Asisto como oyente a una mesa redonda. El título («retos» de algo o «perspectivas» de no sé qué) promete que nadie va a decir nada con sustancia. La promesa se confirma a los pocos minutos. De la generalidad se pasa al lugar común, del tópico a la vaguedad y de ésta a la previsión alegre del futuro. Porque, felicidad obliga, todos los presagios han de ser optimistas. No hace falta que den razones. Llevados por una visión mirífica, los ponentes ven «la luz al final del túnel». Todos utilizan la misma expresión, tan manida. La falta de pensamiento propio alcanza siempre a las palabras.
Como escuchar no tiene ya mucho interés, me aplico a la observación. Y percibo entonces un panorama desolador de indiferencia. La desatención ha cundido en el respetable (poco respetado, es verdad, por la cháchara vacía de los ponentes). Sin disimulo, la mitad del público ha sacado su teléfono móvil. Estamos en la «sociedad del rendimiento» y no hay tiempo que perder. Es el momento de refrescar el correo electrónico y de contestar whatsapps que nos han enviado hace cuarenta segundos. También vendrá bien un vistazo a la prensa. El scroll nos libera del tedio. Y todo eso, además —y esto es el punto clave del engaño—, con la sensación de que estamos presentes en dos sitios al mismo tiempo. On line y off line a la vez. Por fin el ansiado don de la ubicuidad. La tecnología rebasando los límites de lo humano. El transhumanismo se va de conferencia.
La (supuesta) superación de nuestros límites me la encuentro también al día siguiente, en una videoconferencia de trabajo. Desde el primer momento me sorprende uno de los participantes, al que no conozco. Se mueve sin parar. Es una inquietud algo cómica, ampliada porque, además de los consabidos auriculares, este hombre tiene otros cascos auxiliares en su cabeza. Como si estuviera a dos cosas a la vez.

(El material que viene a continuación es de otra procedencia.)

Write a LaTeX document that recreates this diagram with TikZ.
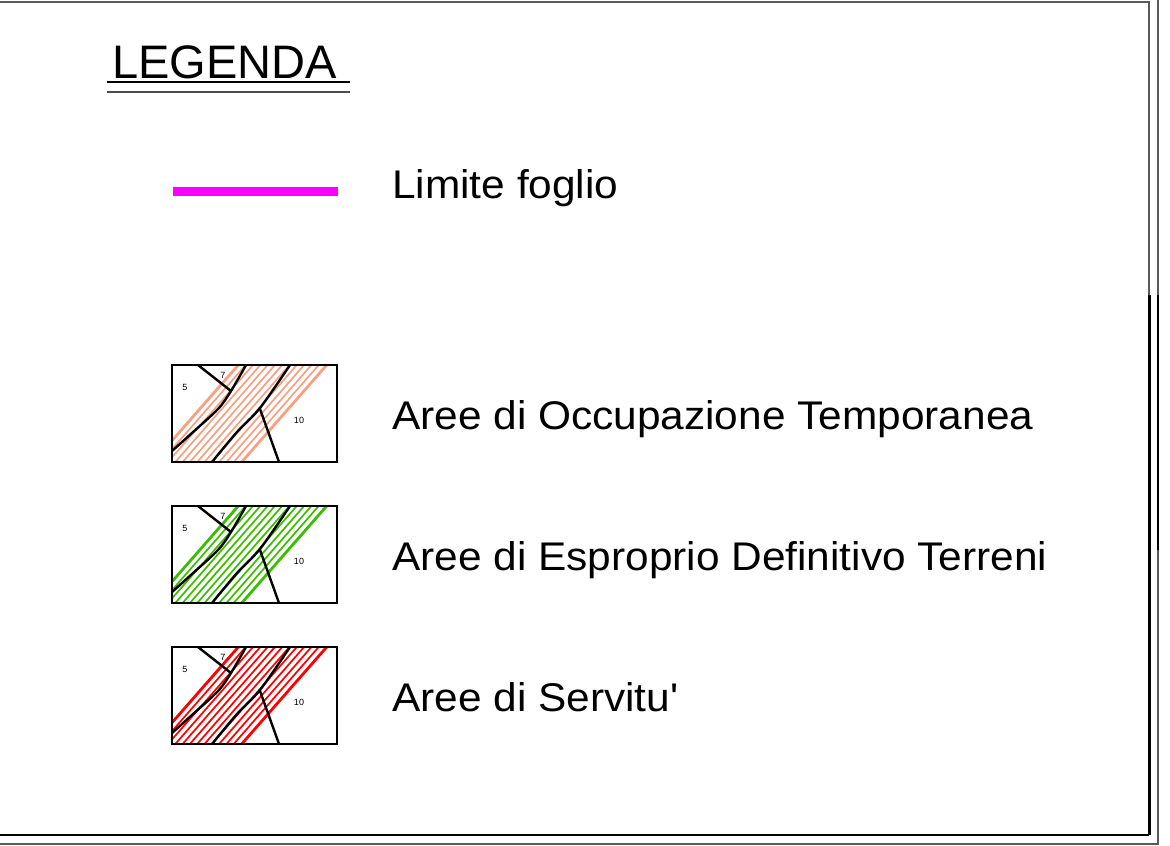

Y, en efecto, lo está. O, al menos, pretende estarlo. En mitad de la conversación, nos exige parar: «Stop. Estoy en paralelo en otra reunión». Hace un movimiento rápido y de los auriculares pasa a los cascos. Cambia también de idioma. Está así unos minutos. Los demás nos quedamos como congelados, en pause. Hasta que este tipo poliédrico considera que es el momento de volver a estar con nosotros y de darle otra vez al play. Justifica la reanudación de la siguiente manera: «Seguimos. Me gusta estar en varias cosas en paralelo». El lenguaje se venga sutilmente. Dijo «paralelo». Escuché «para lelo».
El diccionario enseña que el «lelo» es el «simple», el «atontado». Uno podría pensar que esa simpleza proviene de la sencillez, de la escasez y de lo poco. Es un análisis precipitado. La realidad cotidiana demuestra que nuestras complicaciones (tantas veces potenciadas por la tecnología) no redundan necesariamente en mayor conocimiento. Y es evidente, por otro lado, que la sabiduría no tiene nada que ver con el acopio de información (y mucho menos con la aglomeración de datos).
Puede suceder, por ejemplo, que, en el turbión sin fin del trabajo, perdamos la lucidez, y que la tan cacareada «complejidad» (palabro ubicuo) enturbie verdades tan nítidas como la de que, en realidad, estar —lo que se dice estar— sólo podemos estar en un único sitio en un tiempo concreto.
Nos conviene volver a esa nitidez, y pensar que el aquí y el ahora nos salvan de la irrelevancia, del perpetuo agitarse de unos tiempos modernos que recrean la comedia de Chaplin (pero, ay, no nos reímos). No hay, en fin, más vidas paralelas que las de Plutarco. No puedo estar aquí y, «en paralelo», allí. O sorbo o soplo. Quienes tengo delante merecen mi escucha directa y plena. En esta guerra por la atención (la publicidad y el marketing no son otra cosa), debo combatir, pues, el desenfreno de las mil actividades. Como espada me servirá el sosiego. El orden hará de escudo. En mi bandera pondré sólo tres palabras: hic et nunc. Y dejaré el maldito móvil en el bolsillo para así concentrar la mirada.